Altılı masaya yönelik eleştirilerde bulunan Kurtulmuş, “Maalesef özellikle son iki yıldır çeşitli uyarıları dile getirmemize rağmen altılı masa aslında, 2 artı 4 de diyebiliriz 2’si esas 4’ü teferruat olan bu masa, maalesef sürekli kendi iç çekişmelerini, sürekli ‘Ahmet mi aday olsun Mehmet mi aday olsun’ tartışmalarını yaparak gündemi işgal etmektedir. Biz de iki yıldır hep şunu söylüyoruz? Mesele kimi aday göstereceğiniz meselesi değil. Mesele hangi fikirler etrafında milletin önüne çıkacağınız ve 2023’te ekonomiden, dış politikaya, terörle mücadeleden Türkiye’nin yeni toplumsal mutabakatlarına kadar ne söyleyeceğinizi millete açık bir şekilde söylemenizdir. Burada siyasetin dışında soruyorum. Bu 2 artı 4’lü masada Allah aşkına herhangi bir konuda ortak fikir var mıdır?” ifadesini kullandı.
Gazetecilerin sorularını da cevaplayan Kurtulmuş, Gelecek Partisi Genel Başkanı Ahmet Davutoğlu’nun, altılı masadan seçilecek cumhurbaşkanının, kendi taleplerini yerine getirmemesi üzerine kriz çıkacağından bahsetmesiyle ilgili soruya, şu yanıtı verdi:
“Türkiye zaten kararsız hükümetlerden, koalisyon içindeki çatışmalardan çok çekmiş bir ülkedir. Zaten Türkiye durduk yere Cumhurbaşkanlığı sistemine geçmedi. Rahmetli Menderes ve Özal’ın iktidarını dışarıda bıraktığımızda 1950’den 2002’ye kadar olan hükümetlerin ortalama ömrü 16 aydır. Türkiye’ye gelen yabancı heyetlerin, hükümet ortaklarının her birisi ayrı olduğu için her birisiyle ayrı görüşmeler yaptığı günleri hatırlıyorum. Cumhurbaşkanlığı sistemi ile sandığın açıldığı akşam hükümetin kurulmasını sağlayan son derece aktif son derece verimli bir hükümet sistemine geçilmiş oldu. Altılı masanın halktan yüzde 56 destek alma ümitleri çok zayıf olduğu için hep meseleyi küçük pazarlıklar ve hesaplar üzerinden sürdürmeyi düşünüyorlar. Karar alacaksınız, karar alan 6 kişi bir araya gelecek, imzalayacak ve öyle karar alacaksınız.
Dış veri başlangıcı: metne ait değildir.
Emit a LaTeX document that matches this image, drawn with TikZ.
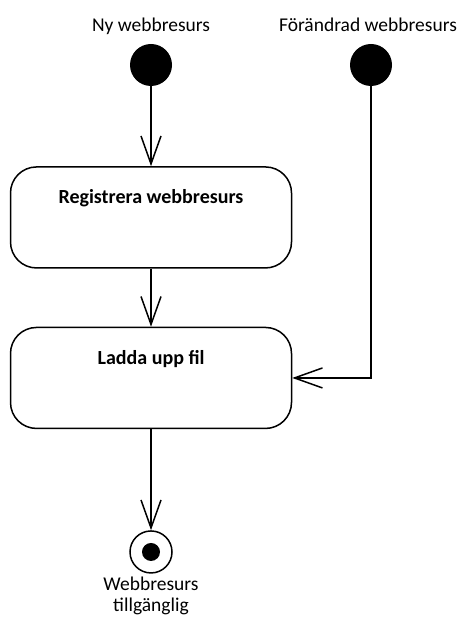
\documentclass[tikz,border=0pt]{standalone}
\usepackage{fontspec}
\setmainfont{Carlito}
\usetikzlibrary{shapes.geometric, arrows.meta, positioning, calc}

\begin{document}
\begin{tikzpicture}[
    x=1pt, y=-1pt,
    node distance=20pt,
    caption/.style={font=\fontsize{19.5}{21}\selectfont, text depth=3.5pt, align=center},
    startdot/.style={circle, fill=black, minimum size=42pt, inner sep=0pt},
    activity/.style={rectangle, rounded corners=26pt, draw, line width=1.5pt, minimum width=281pt, text height=13pt, text depth=40pt, inner ysep=24pt, font=\fontsize{20}{23}\selectfont\bfseries},
    endring/.style={circle, draw, line width=1.5pt, minimum size=42pt, inner sep=0pt},
    flow/.style={-{Straight Barb[length=28pt, width=20pt]}, line width=1.5pt}
]
\useasboundingbox (0,0) rectangle (458,617);

\node[startdot] (ny) at (151,65) {};
\node[startdot] (forandrad) at (371,65) {};
\node[caption, above=5pt of ny] (nylabel) {Ny webbresurs};
\node[caption, above=5pt of forandrad, xshift=-3pt] (forandradlabel) {Förändrad webbresurs};
\node[activity, below=80pt of ny] (registrera) {Registrera webbresurs};
\node[activity, below=58pt of registrera] (ladda) {Ladda upp fil};
\node[endring, below=101pt of ladda] (slut) {};
\node[circle, fill=black, minimum size=18pt, inner sep=0pt] (slutdot) at (slut) {};
\node[caption, below=0pt of slut, text depth=0pt] (slutlabel) {Webbresurs\\tillgänglig};

\draw[flow] (ny) -- (registrera);
\draw[flow] (registrera) -- (ladda);
\draw[flow] (forandrad) |- (ladda);
\draw[flow] (ladda) -- (slut);

\end{tikzpicture}
\end{document}
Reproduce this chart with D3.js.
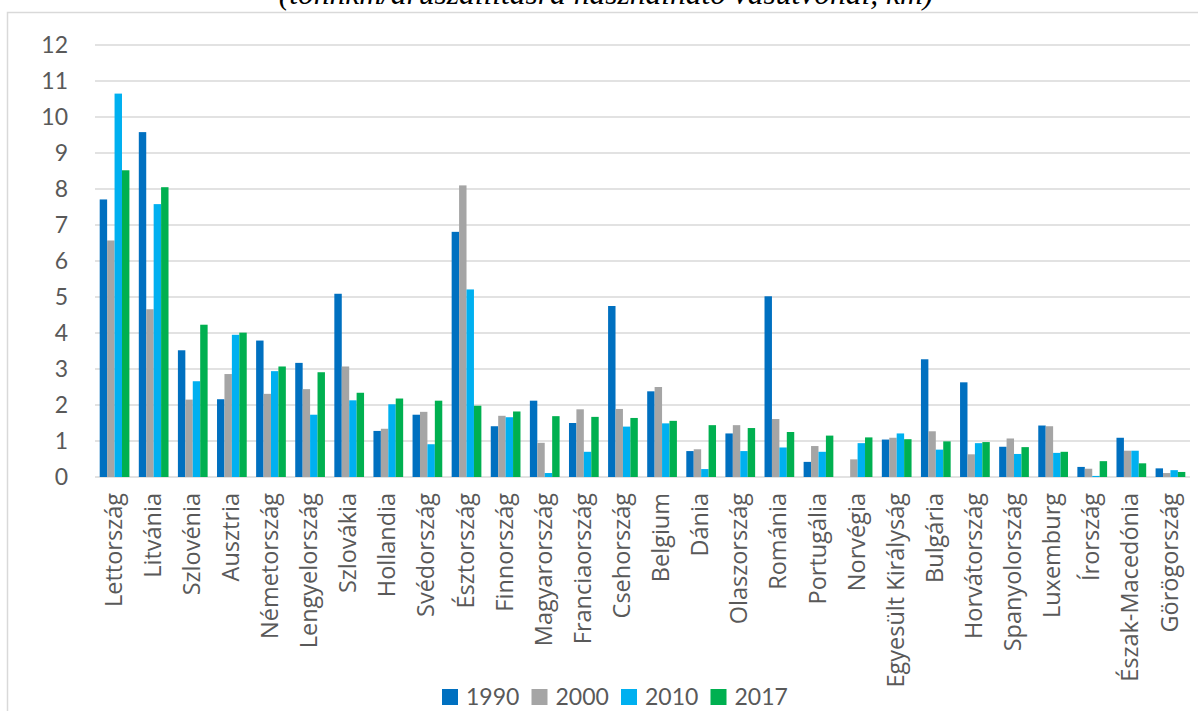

Artık eski hükümet pazarlıklarının, koalisyon pazarlıklarının, belli etkin çevrelerin siyaset üstündeki etkilerini özleyenlerin, kusura bakmasınlar özlemleri kursaklarında kalacak. O kadar derin fikir ayrılıkları var, belli noktaya gelemiyorlar. Türkiye siyaseti için anlaşılmaz hazin bir tekliftir ve zaten bu çıkışla masanın içindeki diğer ortakları da rahatsız ediyor. Garibim Kılıçdaroğlu da ne desin, tabii ki herkesin oyu birdir manasına gelen, ‘herkesin bir oyu vardır’ diyerek meselenin üstünü kapatmaya çalıştı ki çatlak büyümesin diye.”
“Bu kadar gayrimilli bir tavrı anlamak mümkün değil”
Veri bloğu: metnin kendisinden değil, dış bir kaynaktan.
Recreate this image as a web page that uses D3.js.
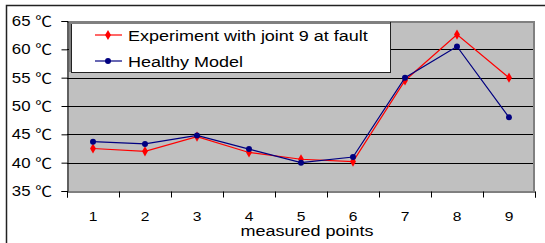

Ali Babacan’ın, İHA ve SİHA’larla ilgili açıklamasına da değinen Kurtulmuş, şunları kaydetti:
“Birilerinin, Türkiye’nin İHA’larını SİHA’larını yapmasından rahatsızlık duymasını anlarım. Birilerinin, Türkiye’nin savunmada yüzde 80’ler seviyesinde yerlilik oranına ulaşmasından rahatsızlık duymasını anlarım, birilerinin Türkiye’nin uzay çalışmalarına başlamasından rahatsızlık duymasını anlarım, birilerinin Türkiye’nin akıllı mühimmat üretmesinden rahatsızlıklarını anlarım da Hans, George rahatsız olsun da adı Ali, Veli olanlar neden rahatsız oluyor onu anlayamam. Kaldı ki ben de Baykar’ı uzun yıllardır takip etmiş, rahmetli Özdemir Bayraktar’la da çalışmışızdır. Nasıl zorluklarla Baykar’ın bu noktaya geldiğini çok iyi biliyoruz. Bu anlamda bundan duyulan rahatsızlık neyin rahatsızlığıdır? Bu arkadaşlar, Türkiye’nin İHA, SİHA alabilmek için, predator almak için gavurun kapısında kaç gün beklediğini ne çabuk unuttular. Onların kapısında beklerken iyiydi de aynı şeyi kendimiz üretmeye başladığımız zaman mı kötü? Bu kadar gayrimilli bir tavrı anlamak mümkün değil.”
Basın buluşmasına, AK Parti Genel Başkan Yardımcısı Çiğdem Karaaslan, AK Parti Samsun milletvekilleri Ahmet Demircan, Fuat Köktaş ve Orhan Kırcalı, Samsun Büyükşehir Belediye Başkanı Mustafa Demir, AK Parti Samsun İl Başkanı Ersan Aksu ve partililer de katıldı.